Robin's merry band includes Will Scarlet (a rather earnest young carpenter), Alan (a roguish sort), Little John (a big guy with some depth to him, though when he has a chance to leave the forest and find a new life with his wife and son, he doesn't. Does he really like being an outlaw that much? Oh wait, no, it's because his contract with the show requires him to keep playing Little John. Yes, that's it.)

And then there's Djaq (pronounced Jack), the Saracen woman disguised as a man (yeah, I know). Once I stopped rolling my eyes, however, I discovered that she's an intriguing character in her own right, an interesting addition to the band, and far more likeable than Marian.

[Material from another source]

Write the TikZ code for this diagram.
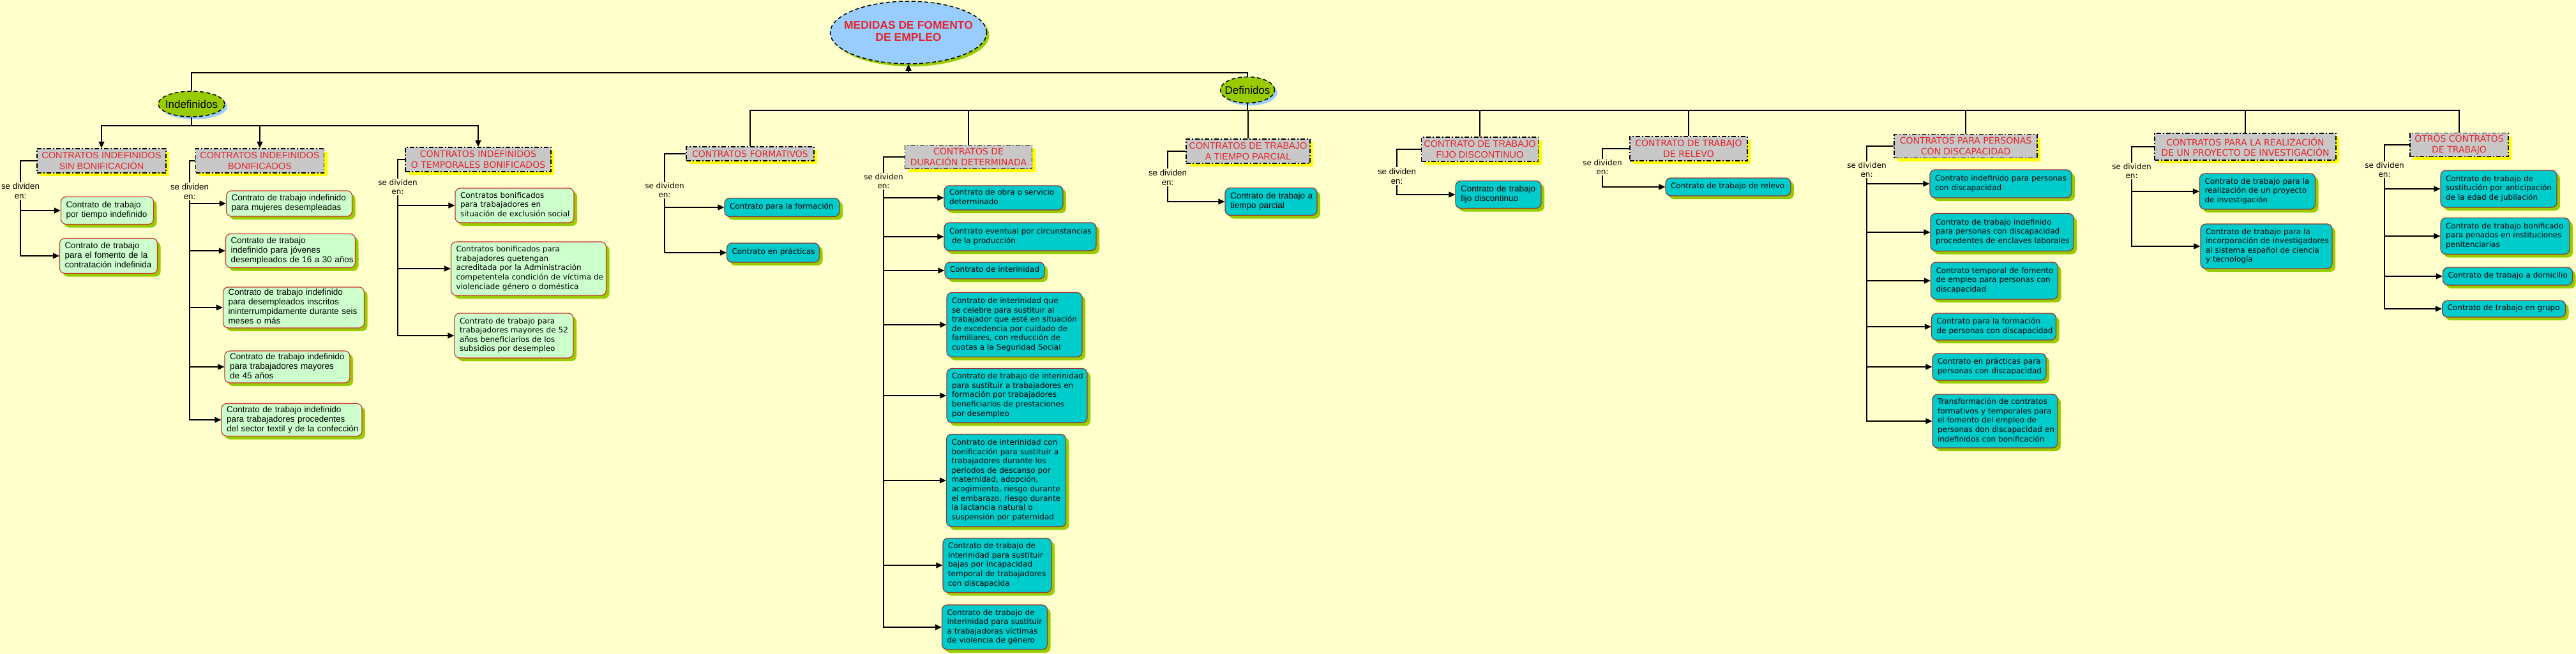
\documentclass[tikz,border=0pt]{standalone}
\usepackage{fontspec}
\usetikzlibrary{arrows.meta,shapes.geometric,shadows}
\newfontfamily\ver{DejaVu Sans}
\newfontfamily\tah{Liberation Sans}
\definecolor{bg}{HTML}{FFFFCC}
\definecolor{redtxt}{HTML}{E3262B}
\definecolor{catfill}{HTML}{C8C8C8}
\definecolor{shyel}{HTML}{FFFF00}
\definecolor{lgreen}{HTML}{CCFFCC}
\definecolor{gborder}{HTML}{CC3333}
\definecolor{cyanfill}{HTML}{00CCCC}
\definecolor{cborder}{HTML}{993333}
\definecolor{shgreen}{HTML}{99CC00}
\definecolor{rootfill}{HTML}{99CCFF}
\newcommand\tl[1]{\begin{tabular}{@{}l@{}}#1\end{tabular}}
\newcommand\zc[1]{\makebox[0pt]{\begin{tabular}{@{}c@{}}#1\end{tabular}}}
\tikzset{
 conn/.style={line width=1.3pt, draw=black},
 arr/.style={conn, -{Triangle[length=10pt,width=9pt]}},
 cat/.style={draw=black, fill=catfill, line width=1.8pt, dash pattern=on 7pt off 3pt on 2pt off 3pt, text=redtxt, align=center, inner xsep=3pt, inner ysep=1pt,
   general shadow={fill=shyel, draw=none, shadow xshift=5pt, shadow yshift=-5pt}},
 gbox/.style={draw=gborder, fill=lgreen, line width=1.2pt, rounded corners=8pt, inner xsep=8pt, inner ysep=2pt, align=left,
   general shadow={fill=shgreen, draw=none, shadow xshift=5pt, shadow yshift=-5pt}},
 cbox/.style={draw=cborder, fill=cyanfill, line width=1.2pt, rounded corners=8pt, inner xsep=8pt, inner ysep=2pt, align=left,
   general shadow={fill=shgreen, draw=none, shadow xshift=5pt, shadow yshift=-5pt}},
 sdn/.style={align=center, inner sep=1pt},
 vfont/.style={font=\ver\fontsize{12}{14.6}\selectfont},
 tfont/.style={font=\tah\fontsize{13.5}{15}\selectfont},
 vcat/.style={font=\ver\fontsize{14}{16.7}\selectfont},
 tcat/.style={font=\tah\fontsize{14.5}{17}\selectfont},
 vsd/.style={font=\ver\fontsize{12}{14}\selectfont},
 tsd/.style={font=\tah\fontsize{13.3}{15}\selectfont},
 rootel/.style={ellipse, draw=black, line width=1.5pt, dash pattern=on 6pt off 4pt, fill=rootfill, inner sep=0pt,
   text=redtxt, font=\tah\bfseries\fontsize{17.5}{19.5}\selectfont,
   general shadow={fill=shgreen, draw=none, shadow xshift=4pt, shadow yshift=-4pt}},
 midel/.style={ellipse, draw=black, line width=1.5pt, dash pattern=on 6pt off 4pt, fill=shgreen, inner sep=0pt,
   font=\tah\fontsize{17}{19}\selectfont,
   general shadow={fill=rootfill, draw=none, shadow xshift=4pt, shadow yshift=-4pt}},
}
\begin{document}
\begin{tikzpicture}[x=1pt,y=-1pt]
\fill[bg] (0,0) rectangle (4035,1025);
\useasboundingbox (0,0) rectangle (4035,1025);

% top level
\node[rootel, minimum width=245pt, minimum height=98pt] (root) at (1423,51) {\zc{MEDIDAS DE FOMENTO\\DE EMPLEO}};
\node[midel, minimum width=104pt, minimum height=40pt] (ind) at (300,163) {\makebox[0pt]{Indefinidos}};
\node[midel, minimum width=85pt, minimum height=41pt] (def) at (1954,141) {\makebox[0pt]{Definidos}};

\coordinate (topbus) at (1423,114);
\draw[conn] (ind.north) |- (topbus) -| (def.north);
\draw[arr] (topbus) -- (root.south);

% ---------- Indefinidos ----------
\node[cat, tcat, minimum width=202pt, minimum height=38pt] (ksin) at (159,252) {CONTRATOS INDEFINIDOS\\SIN BONIFICACIÓN};
\node[cat, tcat, minimum width=201pt, minimum height=38pt] (kbon) at (407,252) {CONTRATOS INDEFINIDOS\\BONIFICADOS};
\node[cat, vcat, minimum width=228pt, minimum height=38pt] (ktem) at (749,250) {CONTRATOS INDEFINIDOS\\O TEMPORALES BONIFICADOS};

\coordinate (indbus) at (300,197);
\draw[conn] (ind.south) -- (indbus);
\draw[arr] (indbus) -| (ksin.north);
\draw[arr] (indbus) -| (kbon.north);
\draw[arr] (indbus) -| (ktem.north);

% sin bonificacion
\node[sdn, tsd] (sdsin) at (32,299) {se dividen\\en:};
\node[gbox, tfont, text width=129pt, minimum height=43pt] (c1) at (168,330) {\tl{Contrato de trabajo\\por tiempo indefinido}};
\node[gbox, tfont, text width=137pt, minimum height=55pt] (c2) at (170,401) {\tl{Contrato de trabajo\\para el fomento de la\\contratación indefinida}};
\draw[conn] (ksin.west) -| (sdsin.north);
\draw[arr] (sdsin.south) |- (c1.west);
\draw[arr] (sdsin.south) |- (c2.west);

% bonificados
\node[sdn, tsd] (sdbon) at (297,300) {se dividen\\en:};
\node[gbox, tfont, text width=181pt, minimum height=40pt] (b1) at (453,319) {\tl{Contrato de trabajo indefinido\\para mujeres desempleadas}};
\node[gbox, tfont, text width=187pt, minimum height=53pt] (b2) at (455,393) {\tl{Contrato de trabajo\\indefinido para jóvenes\\desempleados de 16 a 30 años}};
\node[gbox, tfont, text width=205pt, minimum height=64pt] (b3) at (460,482) {\tl{Contrato de trabajo indefinido\\para desempleados inscritos\\ininterrumpidamente durante seis\\meses o más}};
\node[gbox, tfont, text width=180pt, minimum height=50pt] (b4) at (450,575) {\tl{Contrato de trabajo indefinido\\para trabajadores mayores\\de 45 años}};
\node[gbox, tfont, text width=204pt, minimum height=51pt] (b5) at (457,658) {\tl{Contrato de trabajo indefinido\\para trabajadores procedentes\\del sector textil y de la confección}};
\draw[conn] (kbon.west) -| (sdbon.north);
\foreach \c in {b1,b2,b3,b4,b5} \draw[arr] (sdbon.south) |- (\c.west);

% temporales bonificados
\node[sdn, vsd] (sdtem) at (623,293) {se dividen\\en:};
\node[gbox, vfont, text width=170pt, minimum height=54pt] (t1) at (806,322) {\tl{Contratos bonificados\\para trabajadores en\\situación de exclusión social}};
\node[gbox, vfont, text width=227pt, minimum height=84pt] (t2) at (828,421) {\tl{Contratos bonificados para\\trabajadores quetengan\\acreditada por la Administración\\competentela condición de víctima de\\violenciade género o doméstica}};
\node[gbox, vfont, text width=170pt, minimum height=70pt] (t3) at (805,526) {\tl{Contrato de trabajo para\\trabajadores mayores de 52\\años beneficiarios de los\\subsidios por desempleo}};
\draw[conn] (ktem.west) -| (sdtem.north);
\foreach \c in {t1,t2,t3} \draw[arr] (sdtem.south) |- (\c.west);

% ---------- Definidos ----------
\node[cat, vcat, minimum width=200pt, minimum height=22pt] (kfor) at (1175,241) {CONTRATOS FORMATIVOS};
\node[cat, vcat, minimum width=199pt, minimum height=37pt] (kdur) at (1517,246) {CONTRATOS DE\\DURACIÓN DETERMINADA};
\node[cat, tcat, minimum width=194pt, minimum height=38pt] (kpar) at (1955,237) {CONTRATOS DE TRABAJO\\A TIEMPO PARCIAL};
\node[cat, tcat, minimum width=183pt, minimum height=38pt] (kfij) at (2318,234) {CONTRATO DE TRABAJO\\FIJO DISCONTINUO};
\node[cat, vcat, minimum width=184pt, minimum height=38pt] (krel) at (2645,233) {CONTRATO DE TRABAJO\\DE RELEVO};
\node[cat, vcat, minimum width=224pt, minimum height=37pt] (kdis) at (3079,229) {CONTRATOS PARA PERSONAS\\CON DISCAPACIDAD};
\node[cat, vcat, minimum width=284pt, minimum height=42pt] (kinv) at (3517,230) {CONTRATOS PARA LA REALIZACIÓN\\DE UN PROYECTO DE INVESTIGACIÓN};
\node[cat, vcat, minimum width=154pt, minimum height=37pt] (kotr) at (3852,227) {OTROS CONTRATOS\\DE TRABAJO};

\coordinate (defbus) at (1954,173);
\draw[conn] (def.south) -- (defbus);
\foreach \k in {kfor,kdur,kpar,kfij,krel,kdis,kinv,kotr} \draw[conn] (defbus) -| (\k.north);

% formativos
\node[sdn, vsd] (sdfor) at (1041,298) {se dividen\\en:};
\node[cbox, vfont, text width=164pt, minimum height=29pt] (f1) at (1225,325) {\tl{Contrato para la formación}};
\node[cbox, vfont, text width=129pt, minimum height=30pt] (f2) at (1211,396) {\tl{Contrato en prácticas}};
\draw[conn] (kfor.west) -| (sdfor.north);
\foreach \c in {f1,f2} \draw[arr] (sdfor.south) |- (\c.west);

% duracion determinada
\node[sdn, vsd] (sddur) at (1384,284) {se dividen\\en:};
\node[cbox, vfont, text width=170pt, minimum height=38pt] (d1) at (1572,310) {\tl{Contrato de obra o servicio\\determinado}};
\node[cbox, vfont, text width=222pt, minimum height=44pt] (d2) at (1598,371) {\tl{Contrato eventual por circunstancias\\\hspace{4pt}de la producción}};
\node[cbox, vfont, text width=140pt, minimum height=26pt] (d3) at (1558,424) {\tl{Contrato de interinidad}};
\node[cbox, vfont, text width=196pt, minimum height=101pt] (d4) at (1589,509) {\tl{Contrato de interinidad que\\se celebre para sustituir al\\trabajador que esté en situación\\de excedencia por cuidado de\\familiares, con reducción de\\cuotas a la Seguridad Social}};
\node[cbox, vfont, text width=204pt, minimum height=85pt] (d5) at (1593,620) {\tl{Contrato de trabajo de interinidad\\para sustituir a trabajadores en\\formación por trabajadores\\beneficiarios de prestaciones\\por desempleo}};
\node[cbox, vfont, text width=171pt, minimum height=145pt] (d6) at (1576,753) {\tl{Contrato de interinidad con\\bonificación para sustituir a\\trabajadores durante los\\períodos de descanso por\\maternidad, adopción,\\acogimiento, riesgo durante\\el embarazo, riesgo durante\\la lactancia natural o\\suspensión por paternidad}};
\node[cbox, vfont, text width=154pt, minimum height=85pt] (d7) at (1562,886) {\tl{Contrato de trabajo de\\interinidad para sustituir\\bajas por incapacidad\\temporal de trabajadores\\con discapacida}};
\node[cbox, vfont, text width=149pt, minimum height=70pt] (d8) at (1558,983) {\tl{Contrato de trabajo de\\interinidad para sustituir\\a trabajadoras víctimas\\de violencia de género}};
\draw[conn] (kdur.west) -| (sddur.north);
\foreach \c in {d1,d2,d3,d4,d5,d6,d7,d8} \draw[arr] (sddur.south) |- (\c.west);

% tiempo parcial
\node[sdn, tsd] (sdpar) at (1829,278) {se dividen\\en:};
\node[cbox, tfont, text width=128pt, minimum height=43pt] (p1) at (1991,316) {\tl{Contrato de trabajo a\\tiempo parcial}};
\draw[conn] (kpar.west) -| (sdpar.north);
\draw[arr] (sdpar.south) |- (p1.west);

% fijo discontinuo
\node[sdn, tsd] (sdfij) at (2188,276) {se dividen\\en:};
\node[cbox, tfont, text width=118pt, minimum height=43pt] (q1) at (2347,305) {\tl{Contrato de trabajo\\fijo discontinuo}};
\draw[conn] (kfij.west) -| (sdfij.north);
\draw[arr] (sdfij.south) |- (q1.west);

% relevo
\node[sdn, vsd] (sdrel) at (2510,262) {se dividen\\en:};
\node[cbox, vfont, text width=180pt, minimum height=28pt] (r1) at (2707,293) {\tl{Contrato de trabajo de relevo}};
\draw[conn] (krel.west) -| (sdrel.north);
\draw[arr] (sdrel.south) |- (r1.west);

% discapacidad
\node[sdn, vsd] (sddis) at (2924,266) {se dividen\\en:};
\node[cbox, vfont, text width=206pt, minimum height=44pt] (s1) at (3134,288) {\tl{Contrato indefinido para personas\\con discapacidad}};
\node[cbox, vfont, text width=208pt, minimum height=59pt] (s2) at (3136,364) {\tl{Contrato de trabajo indefinido\\para personas con discapacidad\\procedentes de enclaves laborales}};
\node[cbox, vfont, text width=183pt, minimum height=58pt] (s3) at (3124,440) {\tl{Contrato temporal de fomento\\de empleo para personas con\\discapacidad}};
\node[cbox, vfont, text width=179pt, minimum height=42pt] (s4) at (3123,512) {\tl{Contrato para la formación\\de personas con discapacidad}};
\node[cbox, vfont, text width=162pt, minimum height=42pt] (s5) at (3116,575) {\tl{Contrato en prácticas para\\personas con discapacidad}};
\node[cbox, vfont, text width=180pt, minimum height=84pt] (s6) at (3125,660) {\tl{Transformación de contratos\\formativos y temporales para\\el fomento del empleo de\\personas don discapacidad en\\indefinidos con bonificación}};
\draw[conn] (kdis.west) -| (sddis.north);
\foreach \c in {s1,s2,s3,s4,s5,s6} \draw[arr] (sddis.south) |- (\c.west);

% investigacion
\node[sdn, vsd] (sdinv) at (3339,268) {se dividen\\en:};
\node[cbox, vfont, text width=165pt, minimum height=56pt] (i1) at (3536,300) {\tl{Contrato de trabajo para la\\realización de un proyecto\\de investigación}};
\node[cbox, vfont, text width=190pt, minimum height=70pt] (i2) at (3550,386) {\tl{Contrato de trabajo para la\\incorporación de investigadores\\al sistema español de ciencia\\y tecnología}};
\draw[conn] (kinv.west) -| (sdinv.north);
\foreach \c in {i1,i2} \draw[arr] (sdinv.south) |- (\c.west);

% otros
\node[sdn, vsd] (sdotr) at (3735,266) {se dividen\\en:};
\node[cbox, vfont, text width=166pt, minimum height=58pt] (o1) at (3914,296) {\tl{Contrato de trabajo de\\sustitución por anticipación\\de la edad de jubilación}};
\node[cbox, vfont, text width=186pt, minimum height=57pt] (o2) at (3924,370) {\tl{Contrato de trabajo bonificado\\para penados en instituciones\\penitenciarias}};
\node[cbox, vfont, text width=187pt, minimum height=28pt] (o3) at (3928,433) {\tl{Contrato de trabajo a domicilio}};
\node[cbox, vfont, text width=177pt, minimum height=26pt] (o4) at (3922,484) {\tl{Contrato de trabajo en grupo}};
\draw[conn] (kotr.west) -| (sdotr.north);
\foreach \c in {o1,o2,o3,o4} \draw[arr] (sdotr.south) |- (\c.west);
\end{tikzpicture}
\end{document}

But the very best character, the one who truly makes the watching worthwhile, the beating heart of the story, is Much.

Much is/was Robin's serf. I say is/was because Robin freed him upon their return from the Holy Land. Much's attachment to Robin is rather like Sam's to Frodo, based on friendship, loyalty, and sheer habit, but at the same time, Much wants to be his own man, with status in the world. (Or at least an endless supply of hot meals.) He balances with a foot in both camps -- respectability and outlawry -- and finds it an uncomfortable stance.

He is the comic relief one moment and the surprising (and surprised) hero the next; he is easily the deepest, most divided, and therefore the most complex character in the show. He feels injustice keenly, but his stern sense of right and wrong, and even sterner notions of class distinction and order, often conflict with Robin's more laissez-faire and damntheconsequences approach to life in Sherwood. Once, when Robin clearly intends to put the hot iron to Gisborne in order to get vital information, Much is horrified and objects. "This does not concern you," Robin tells him grimly, but Much disagrees, "You are my master. Everything concerns me. I have followed you into battle, I have followed you into the forest, but" (he declares dramatically and relevantly) "I will not follow you into torture!"

Much tolerates (under protest) much that is of dubious morality (or least upsets his notions of the proper order of things), but he does have his limits.

Series Two just finished airing on the BBC in the UK, so I'm eagerly awaiting the moment when it will be available for American viewers. If you haven't seen it, rent the DVDs. Much will make it worth your while.